►

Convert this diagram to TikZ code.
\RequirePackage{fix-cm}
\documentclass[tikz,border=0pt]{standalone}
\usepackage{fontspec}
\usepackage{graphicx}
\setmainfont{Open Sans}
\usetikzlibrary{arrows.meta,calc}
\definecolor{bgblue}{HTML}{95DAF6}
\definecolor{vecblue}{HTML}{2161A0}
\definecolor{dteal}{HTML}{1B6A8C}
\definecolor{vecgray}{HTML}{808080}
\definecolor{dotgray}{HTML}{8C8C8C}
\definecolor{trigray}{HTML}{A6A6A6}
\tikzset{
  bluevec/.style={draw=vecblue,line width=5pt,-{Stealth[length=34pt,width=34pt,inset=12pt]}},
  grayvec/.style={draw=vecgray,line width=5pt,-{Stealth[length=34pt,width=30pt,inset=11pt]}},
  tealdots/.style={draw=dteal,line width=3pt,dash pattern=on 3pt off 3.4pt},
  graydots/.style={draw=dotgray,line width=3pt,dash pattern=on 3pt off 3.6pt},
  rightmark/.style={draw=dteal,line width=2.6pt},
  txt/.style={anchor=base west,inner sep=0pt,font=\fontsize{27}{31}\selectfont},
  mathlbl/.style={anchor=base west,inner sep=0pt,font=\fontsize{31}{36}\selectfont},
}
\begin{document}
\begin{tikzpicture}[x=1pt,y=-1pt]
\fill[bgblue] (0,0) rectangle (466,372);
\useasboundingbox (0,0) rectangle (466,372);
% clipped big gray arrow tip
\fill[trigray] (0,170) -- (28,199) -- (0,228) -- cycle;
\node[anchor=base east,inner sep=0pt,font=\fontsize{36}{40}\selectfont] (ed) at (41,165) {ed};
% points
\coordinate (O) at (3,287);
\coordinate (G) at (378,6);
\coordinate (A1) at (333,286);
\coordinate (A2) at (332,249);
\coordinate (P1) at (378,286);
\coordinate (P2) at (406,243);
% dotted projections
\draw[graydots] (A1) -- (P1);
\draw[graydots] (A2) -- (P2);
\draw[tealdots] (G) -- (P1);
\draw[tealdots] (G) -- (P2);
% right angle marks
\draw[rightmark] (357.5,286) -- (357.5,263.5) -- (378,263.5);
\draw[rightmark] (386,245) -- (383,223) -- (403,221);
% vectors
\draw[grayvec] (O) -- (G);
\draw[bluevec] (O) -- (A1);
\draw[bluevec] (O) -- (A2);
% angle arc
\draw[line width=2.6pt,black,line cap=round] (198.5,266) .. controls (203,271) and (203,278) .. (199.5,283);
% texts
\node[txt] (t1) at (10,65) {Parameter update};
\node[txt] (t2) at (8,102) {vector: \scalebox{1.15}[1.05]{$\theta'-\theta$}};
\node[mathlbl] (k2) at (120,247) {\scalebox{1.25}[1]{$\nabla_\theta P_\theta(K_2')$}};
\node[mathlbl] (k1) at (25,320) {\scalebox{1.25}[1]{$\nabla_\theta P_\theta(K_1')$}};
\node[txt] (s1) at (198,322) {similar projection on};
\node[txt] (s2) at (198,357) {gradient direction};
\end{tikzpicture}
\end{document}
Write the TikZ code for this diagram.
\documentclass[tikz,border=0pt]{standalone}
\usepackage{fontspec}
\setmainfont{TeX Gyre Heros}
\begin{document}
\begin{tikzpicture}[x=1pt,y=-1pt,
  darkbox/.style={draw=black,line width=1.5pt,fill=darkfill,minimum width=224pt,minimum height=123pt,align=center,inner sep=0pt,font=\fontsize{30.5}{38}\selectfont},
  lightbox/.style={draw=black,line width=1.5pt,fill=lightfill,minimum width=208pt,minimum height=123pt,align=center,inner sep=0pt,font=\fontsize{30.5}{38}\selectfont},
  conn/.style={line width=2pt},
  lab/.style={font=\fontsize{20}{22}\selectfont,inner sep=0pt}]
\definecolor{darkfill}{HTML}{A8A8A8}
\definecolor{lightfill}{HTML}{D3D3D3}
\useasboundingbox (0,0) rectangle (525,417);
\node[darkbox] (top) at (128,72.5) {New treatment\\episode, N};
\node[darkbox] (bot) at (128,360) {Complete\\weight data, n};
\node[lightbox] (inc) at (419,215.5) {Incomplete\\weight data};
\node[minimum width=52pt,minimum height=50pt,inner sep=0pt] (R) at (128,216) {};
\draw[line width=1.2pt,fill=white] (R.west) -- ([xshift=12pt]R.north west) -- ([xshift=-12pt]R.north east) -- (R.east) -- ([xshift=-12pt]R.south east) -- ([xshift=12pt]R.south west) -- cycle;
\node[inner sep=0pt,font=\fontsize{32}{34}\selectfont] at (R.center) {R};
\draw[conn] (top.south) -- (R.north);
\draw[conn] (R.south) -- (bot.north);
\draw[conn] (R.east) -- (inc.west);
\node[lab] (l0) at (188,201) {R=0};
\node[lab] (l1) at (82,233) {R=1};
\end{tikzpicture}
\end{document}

◄

▶ _SHORT PROBLEM_: Repeat only the lines from the one holding "Write the TikZ code for this diagram." through the last line of the data.

▶ _EXPECTED OUTPUT_:
Write the TikZ code for this diagram.
\documentclass[tikz,border=0pt]{standalone}
\usepackage{fontspec}
\setmainfont{TeX Gyre Heros}
\begin{document}
\begin{tikzpicture}[x=1pt,y=-1pt,
  darkbox/.style={draw=black,line width=1.5pt,fill=darkfill,minimum width=224pt,minimum height=123pt,align=center,inner sep=0pt,font=\fontsize{30.5}{38}\selectfont},
  lightbox/.style={draw=black,line width=1.5pt,fill=lightfill,minimum width=208pt,minimum height=123pt,align=center,inner sep=0pt,font=\fontsize{30.5}{38}\selectfont},
  conn/.style={line width=2pt},
  lab/.style={font=\fontsize{20}{22}\selectfont,inner sep=0pt}]
\definecolor{darkfill}{HTML}{A8A8A8}
\definecolor{lightfill}{HTML}{D3D3D3}
\useasboundingbox (0,0) rectangle (525,417);
\node[darkbox] (top) at (128,72.5) {New treatment\\episode, N};
\node[darkbox] (bot) at (128,360) {Complete\\weight data, n};
\node[lightbox] (inc) at (419,215.5) {Incomplete\\weight data};
\node[minimum width=52pt,minimum height=50pt,inner sep=0pt] (R) at (128,216) {};
\draw[line width=1.2pt,fill=white] (R.west) -- ([xshift=12pt]R.north west) -- ([xshift=-12pt]R.north east) -- (R.east) -- ([xshift=-12pt]R.south east) -- ([xshift=12pt]R.south west) -- cycle;
\node[inner sep=0pt,font=\fontsize{32}{34}\selectfont] at (R.center) {R};
\draw[conn] (top.south) -- (R.north);
\draw[conn] (R.south) -- (bot.north);
\draw[conn] (R.east) -- (inc.west);
\node[lab] (l0) at (188,201) {R=0};
\node[lab] (l1) at (82,233) {R=1};
\end{tikzpicture}
\end{document}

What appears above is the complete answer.